On Question Time, Sir Keir said: “On the biology, I agree with what Tony Blair said in relation to men having penises and women having vaginas.”

‘We lost sight of people’

However, in a seeming criticism of activists who do not believe in trans ideology, he added: “I was worried by the way in which the debate was being conducted: it got very toxic… and we lost sight of people in that.”

Dr Nicola Williams, director of Fair Play For Women, said in response: “The way Keir Starmer has dismissed women’s sex-based rights as ‘toxic’ and his failure to grasp the real-world harm done by defining ‘woman’ as an identity instead of a material reality, are a type of misogyny we increasingly see on the Left of politics.

“They mean I couldn’t possibly vote for Labour.

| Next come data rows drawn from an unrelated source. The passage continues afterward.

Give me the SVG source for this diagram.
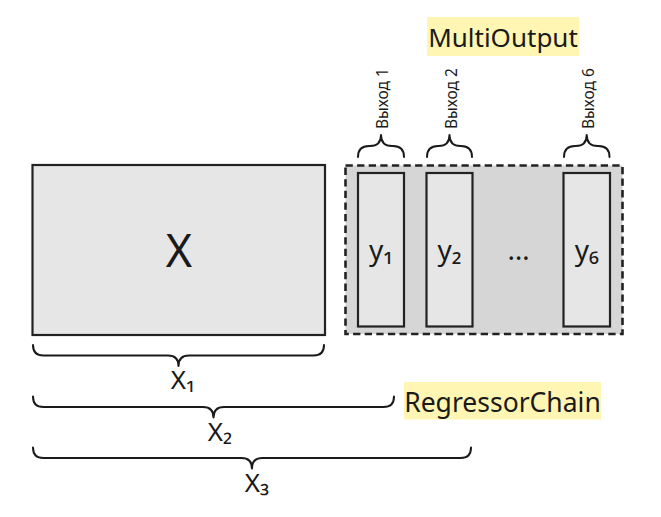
<svg xmlns="http://www.w3.org/2000/svg" width="661" height="517" viewBox="0 0 661 517">
<style>
text{font-family:"Noto Sans","Open Sans","DejaVu Sans",sans-serif;fill:#1a1a1a}
.box{fill:#e6e6e6;stroke:#222;stroke-width:2.2}
.dash{fill:#d6d6d6;stroke:#222;stroke-width:2.6;stroke-dasharray:7.3 4.3}
.brace{fill:none;stroke:#1a1a1a;stroke-width:2;stroke-linecap:round;stroke-linejoin:round}
.hl{fill:#fff6b4}
.lbl{font-size:26px;text-anchor:middle}
.yl{font-size:28px;text-anchor:middle}
.vt{font-size:15.5px}
</style>
<rect width="661" height="517" fill="#ffffff"/>
<g id="multioutput-label">
<rect class="hl" x="427" y="17" width="152" height="39"/>
<text x="503" y="46.5" style="font-size:26px" text-anchor="middle">MultiOutput</text>
</g>
<g id="regressorchain-label">
<rect class="hl" x="404" y="382" width="197" height="37.5"/>
<text x="502.5" y="411.5" style="font-size:26.5px" text-anchor="middle">RegressorChain</text>
</g>
<g id="X">
<rect class="box" x="32.5" y="165" width="292.5" height="170"/>
<text x="179" y="267" style="font-size:45px" text-anchor="middle">X</text>
</g>
<g id="outputs">
<rect class="dash" x="345.5" y="165.5" width="277" height="168.5"/>
</g>
<g id="y1">
<rect class="box" x="358" y="173" width="46" height="153.5"/>
<text class="yl" x="381" y="260">y₁</text>
</g>
<g id="y2">
<rect class="box" x="426.5" y="173" width="46" height="153.5"/>
<text class="yl" x="449.5" y="260">y₂</text>
</g>
<g id="ellipsis">
<text class="yl" x="518.5" y="260">…</text>
</g>
<g id="y6">
<rect class="box" x="563.5" y="173" width="46.5" height="153.5"/>
<text class="yl" x="586.7" y="260">y₆</text>
</g>
<g id="connectors">
<path class="brace" d="M358 157 q0 -11 11 -11 H370 q11 0 11 -11 q0 11 11 11 H393 q11 0 11 11"/>
<path class="brace" d="M427 157 q0 -11 11 -11 H438.5 q11 0 11 -11 q0 11 11 11 H461 q11 0 11 11"/>
<path class="brace" d="M564 157 q0 -11 11 -11 H575.7 q11 0 11 -11 q0 11 11 11 H598.5 q11 0 11 11"/>
<path class="brace" d="M33 345 q0 10.5 10.5 10.5 H168 q10.5 0 10.5 10.5 q0 -10.5 10.5 -10.5 H313.5 q10.5 0 10.5 -10.5"/>
<path class="brace" d="M33 396.5 q0 10.5 10.5 10.5 H203 q10.5 0 10.5 10.5 q0 -10.5 10.5 -10.5 H383.5 q10.5 0 10.5 -10.5"/>
<path class="brace" d="M33 447.5 q0 10.5 10.5 10.5 H241.5 q10.5 0 10.5 10.5 q0 -10.5 10.5 -10.5 H460.5 q10.5 0 10.5 -10.5"/>
</g>
<g id="output-labels">
<text class="vt" transform="translate(388,129) rotate(-90)">Выход 1</text>
<text class="vt" transform="translate(456.5,129) rotate(-90)">Выход 2</text>
<text class="vt" transform="translate(593.7,129) rotate(-90)">Выход 6</text>
</g>
<g id="x-labels">
<text class="lbl" x="183" y="389">X₁</text>
<text class="lbl" x="220" y="441">X₂</text>
<text class="lbl" x="257" y="492">X₃</text>
</g>
</svg>
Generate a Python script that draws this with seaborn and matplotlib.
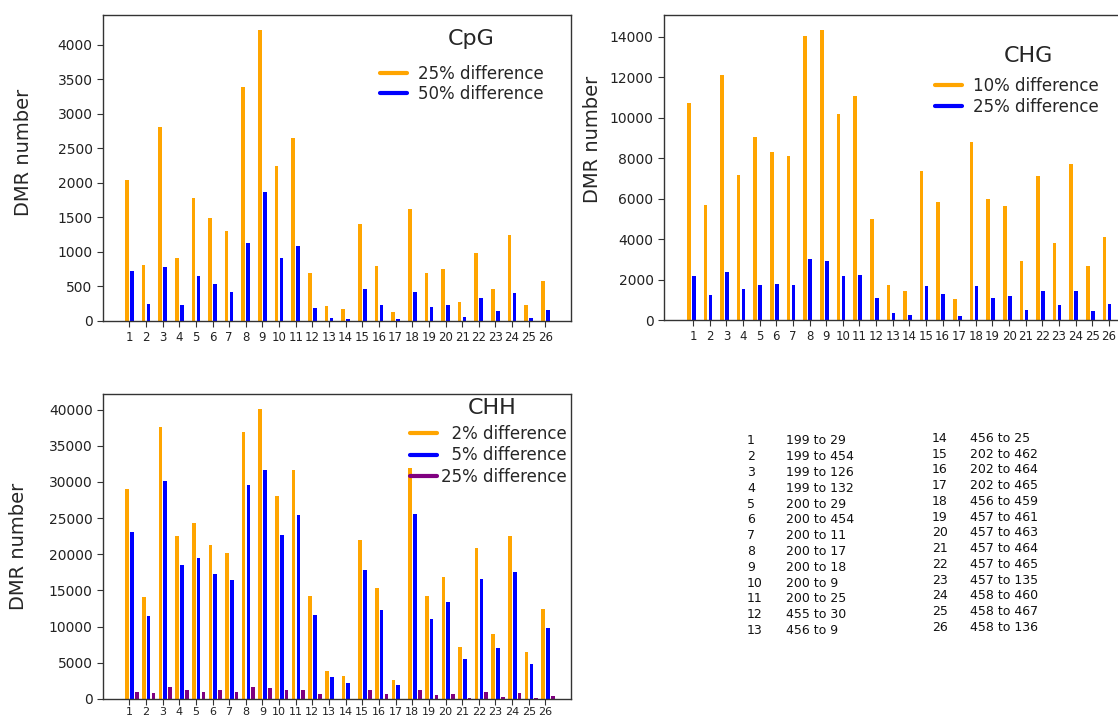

If he fails to understand that women’s rights depend on understanding what it means to be a woman then what else does he fail to understand?

“If he is too cowardly to stand up to trans activists who prioritise the demands of trans-identifying men ahead of the needs of women, he doesn’t deserve to be prime minister.”

Helen Joyce, director of advocacy at Sex Matters, said: “Protecting women in both everyday situations such as changing rooms and in specialist settings such as prisons and hospitals means recognising that there are just two sexes, and that no one can change sex.

“Politicians of all parties have been confused and misled by the rhetoric of the trans lobby, which insists that how people identify matters more than their biology. Whoever forms the next government cannot keep ducking this issue.”

On Friday, the Labour leader killed off Nicola Sturgeon’s gender self-ID law after he pledged that a UK government veto will remain in force if he becomes prime minister.

On a visit to Scotland, the Labour leader was explicit that there would be no change in position from No 10 under his premiership, leaving no prospect of the legislation coming into force.